Bolt of Fate, a biography of Benjamin Franklin woven around his electrical researches, joins a spate of recent offerings on America's Founding Fathers. The popularity of these books perhaps indicates that citizens of the twenty-first century, soured by myopic, venal, and dissembling politicians, seek in the distant past leaders who were visionary, incorruptible, and truthful. Such nostalgic longings will not be assuaged by Bolt of Fate, whose thesis is that Franklin's kite flight was a scientific fraud. Nonetheless, Tom Tucker's book is a well-researched and skillfully crafted narrative that scrutinizes what might be the Western world's most important piece of mythic technology.

John Heilbron's magisterial Electricity in the 17th and 18th Centuries (1979) stood virtually alone until recently. Now, in addition to Bolt of Fate, three other books treat aspects of eighteenth-century electrical science and technology: Patricia Fara's An Entertainment for Angels (2002), an excursion into the religious and political contexts of British electrical activities; Giuliano Pancaldi's Volta (2003), which illuminates Volta's life as a scientist; and my own Draw the Lightning Down (2003), an exploration of the varieties of electrical technology.

Franklin's scientific biographer, the late I. Bernard Cohen, maintained that the kite experiment did take place, as have most others, and I agree. In contesting this view, Tucker presents several lines of evidence varying in relevance and weight. He claims, for example, that Franklin was an inveterate hoaxer, citing instances when he published humorous and sometimes pointedly political pieces anonymously or under pseudonyms. But these literary practices were common in the eighteenth century and were not regarded as unethical—in contrast to false scientific claims. Tucker also indicates that Franklin's sparse description of the kite experiment contrasts stylistically with his other scientific accounts.
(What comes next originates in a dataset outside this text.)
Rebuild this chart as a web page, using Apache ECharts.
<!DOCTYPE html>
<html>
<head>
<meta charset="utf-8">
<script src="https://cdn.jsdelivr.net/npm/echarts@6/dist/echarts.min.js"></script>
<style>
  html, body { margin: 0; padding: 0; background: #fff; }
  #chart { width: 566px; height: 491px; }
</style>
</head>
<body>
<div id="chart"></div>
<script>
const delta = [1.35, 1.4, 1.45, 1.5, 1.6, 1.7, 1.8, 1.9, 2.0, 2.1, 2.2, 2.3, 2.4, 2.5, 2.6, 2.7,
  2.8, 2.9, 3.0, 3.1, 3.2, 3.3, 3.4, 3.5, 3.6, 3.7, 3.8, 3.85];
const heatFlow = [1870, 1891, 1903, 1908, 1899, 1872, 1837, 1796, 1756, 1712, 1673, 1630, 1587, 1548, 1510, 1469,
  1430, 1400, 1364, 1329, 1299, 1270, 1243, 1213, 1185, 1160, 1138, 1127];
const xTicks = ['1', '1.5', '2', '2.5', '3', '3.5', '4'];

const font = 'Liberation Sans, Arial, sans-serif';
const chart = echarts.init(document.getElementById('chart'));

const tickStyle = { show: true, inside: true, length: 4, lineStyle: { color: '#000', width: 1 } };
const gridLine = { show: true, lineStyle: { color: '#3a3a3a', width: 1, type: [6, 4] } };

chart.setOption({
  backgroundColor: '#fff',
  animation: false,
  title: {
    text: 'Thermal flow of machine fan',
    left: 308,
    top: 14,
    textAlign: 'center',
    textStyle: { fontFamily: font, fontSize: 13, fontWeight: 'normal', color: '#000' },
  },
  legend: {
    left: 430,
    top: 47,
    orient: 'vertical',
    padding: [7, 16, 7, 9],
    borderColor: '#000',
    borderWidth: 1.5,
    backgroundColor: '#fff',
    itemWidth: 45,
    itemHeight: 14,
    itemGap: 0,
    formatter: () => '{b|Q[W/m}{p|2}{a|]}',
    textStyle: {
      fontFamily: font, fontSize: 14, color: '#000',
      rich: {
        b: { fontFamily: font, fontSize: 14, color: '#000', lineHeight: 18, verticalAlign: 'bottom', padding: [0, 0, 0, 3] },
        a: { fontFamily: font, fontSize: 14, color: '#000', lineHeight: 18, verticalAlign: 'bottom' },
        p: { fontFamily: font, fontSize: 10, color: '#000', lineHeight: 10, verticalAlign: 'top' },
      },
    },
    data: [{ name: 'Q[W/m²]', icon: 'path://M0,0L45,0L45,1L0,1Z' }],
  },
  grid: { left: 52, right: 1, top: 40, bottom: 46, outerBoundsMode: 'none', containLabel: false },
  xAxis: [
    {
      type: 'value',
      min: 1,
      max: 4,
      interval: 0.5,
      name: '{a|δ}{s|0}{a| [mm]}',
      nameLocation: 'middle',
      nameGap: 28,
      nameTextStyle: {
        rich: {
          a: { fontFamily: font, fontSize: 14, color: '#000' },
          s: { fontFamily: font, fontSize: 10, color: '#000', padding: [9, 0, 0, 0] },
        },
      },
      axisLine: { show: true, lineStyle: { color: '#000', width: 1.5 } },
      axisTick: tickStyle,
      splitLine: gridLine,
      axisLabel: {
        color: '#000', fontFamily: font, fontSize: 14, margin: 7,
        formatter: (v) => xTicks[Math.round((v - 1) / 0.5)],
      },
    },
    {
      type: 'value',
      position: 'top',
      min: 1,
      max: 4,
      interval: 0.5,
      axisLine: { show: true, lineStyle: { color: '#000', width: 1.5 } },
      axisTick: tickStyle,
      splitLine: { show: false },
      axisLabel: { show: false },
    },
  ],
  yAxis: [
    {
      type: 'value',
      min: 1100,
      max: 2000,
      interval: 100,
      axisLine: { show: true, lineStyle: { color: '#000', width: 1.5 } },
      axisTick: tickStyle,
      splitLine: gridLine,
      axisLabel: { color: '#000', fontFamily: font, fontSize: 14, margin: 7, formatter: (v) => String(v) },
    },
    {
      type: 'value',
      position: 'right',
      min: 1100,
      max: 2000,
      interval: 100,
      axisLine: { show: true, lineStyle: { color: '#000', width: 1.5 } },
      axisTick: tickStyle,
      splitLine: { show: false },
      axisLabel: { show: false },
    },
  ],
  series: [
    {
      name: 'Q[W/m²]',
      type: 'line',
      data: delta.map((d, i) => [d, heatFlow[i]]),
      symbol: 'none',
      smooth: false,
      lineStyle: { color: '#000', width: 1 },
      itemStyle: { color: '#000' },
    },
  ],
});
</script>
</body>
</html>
In addition, he contends that a person trying to repeat the experiment would fail; I disagree on this point, which turns on factors such as the dynamics of kite flight and the conductivity of moist materials.

And then there is the question of motive. Tucker claims that Franklin's plan for the sentry-box experiment (for showing the identity of lightning and electricity) might—if performed as proposed—kill the investigator. Thus, he suggests that the plan was an exercise of Franklin's "sly, subversive sense of humor" (p. 91) that had a different purpose: to send a message to William Watson, the preeminent British electrical experimenter and member of the Royal Society, who had thwarted publication of Franklin's earliest reports. However, Franklin's plan was taken seriously by French investigators, which led to the successful experiment at Marly. Widely publicized, the Marly experiment showered favorable attention on the Philadelphian. [End Page 839] According to Tucker, this created a dilemma for Franklin, who often performed electrical shows for friends. Their supposed pleas that he repeat the Marly experiment caused Franklin to invent and publish the kite story.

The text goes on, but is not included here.